Я покинул родину потому, что она перестала быть той Россией, которую я любил, и превратилась в страну III Интернационала, по духу чуждого и ненавистного мне.
Я покинул родину потому, что в ней воцарилось голое насилие, задавившее всякую свободу мысли и слова, превратившее весь русский народ в бессловесных рабов.
Покидая родину, я, конечно, надеялся поработать для ее освобождения и решил посвятить этому все свои силы, даже отказавшись от самого дорогого для меня в жизни – от искусства. Но все-таки, строго говоря, я покинул родину не для того только, чтобы бороться за нее, чтобы освободить русский народ от рабства, но прежде всего – для того, чтобы самому не быть рабом. А потому я и не могу вернуться туда до тех пор, пока не буду иметь возможность вернуться свободным и свободу несущим человеком.
При решении этого вопроса для меня не играет никакой роли, ухудшается ли мое положение здесь и улучшается ли положение там. Никакое «увеличение посевной площади», никакие «миллионы комсомольцев», никакие нэпы, никакое восстановление городов, промышленности, транспорта и сельского хозяйства меня не прельщают. Ибо без свободы все это для меня не имеет никакой цены.

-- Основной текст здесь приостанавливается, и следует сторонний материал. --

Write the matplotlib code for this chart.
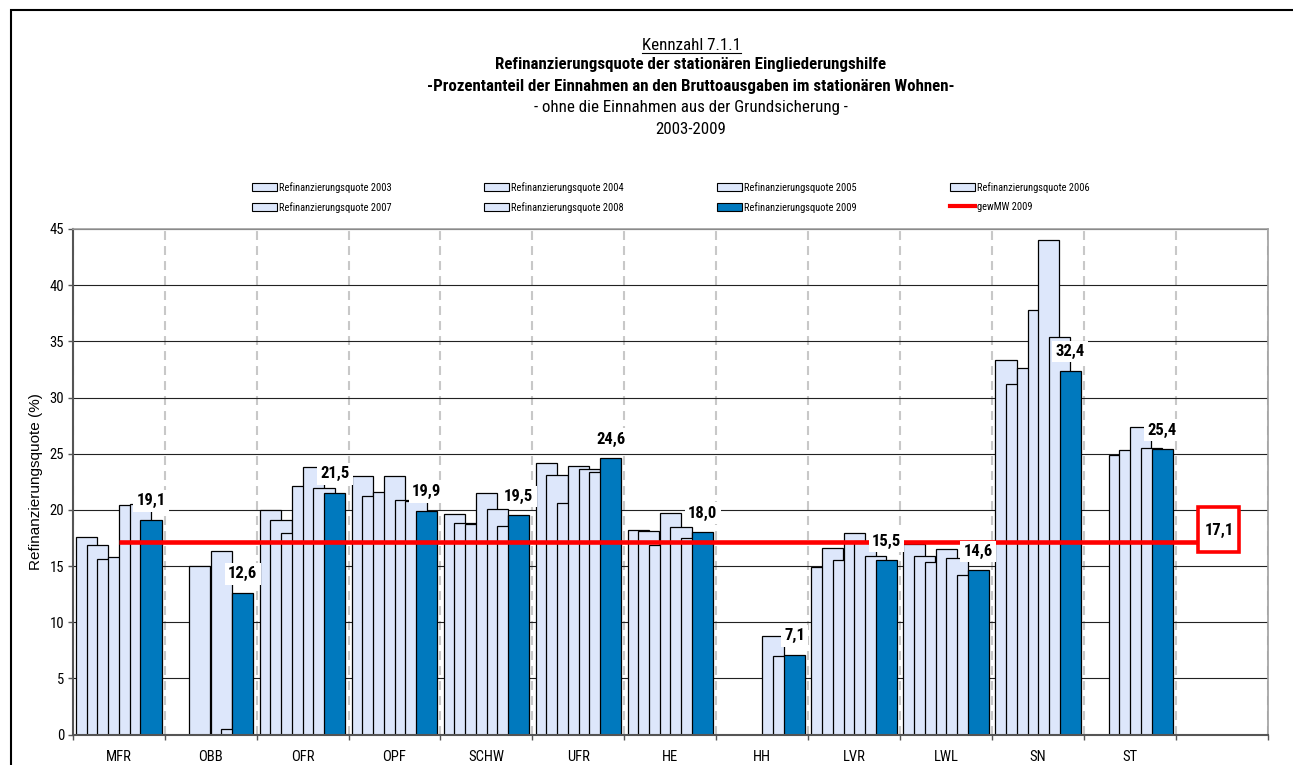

И когда ко мне приходят люди с жадным огоньком в глазах, говорящие о том, что «там стало совсем хорошо и все есть», я к этим господам не чувствую ничего, кроме гадливости. Ибо я знаю, что, кроме «всего», там еще имеется и тираническая, подлая кровавая власть палачей, гасителей живого духа.
И когда ко мне приходят люди со страдальческим огоньком в глазах, оправдывающие свое решение вернуться в советскую Россию теми невыносимыми условиями жизни, в которых они находятся здесь, я ничего не чувствую к ним, кроме жалости.
11
Я никогда не питал презрения к слабым. Я их жалел.
Я не могу осудить человека, павшего под невыносимым для него бременем жизни, как не могу осудить человека, не выдержавшего физической пытки. Для того чтобы иметь право судить таких, нужно самому все это выдержать без стона.
Но отношение мое к таким людям все же очень жестоко.
Кто лишениям эмигрантского существования предпочитает лишение свободы, тот пусть возвращается в советскую Россию, но о себе ведает, что он слаб и ничтожен духом.
Это не осуждение. Это простое констатирование факта.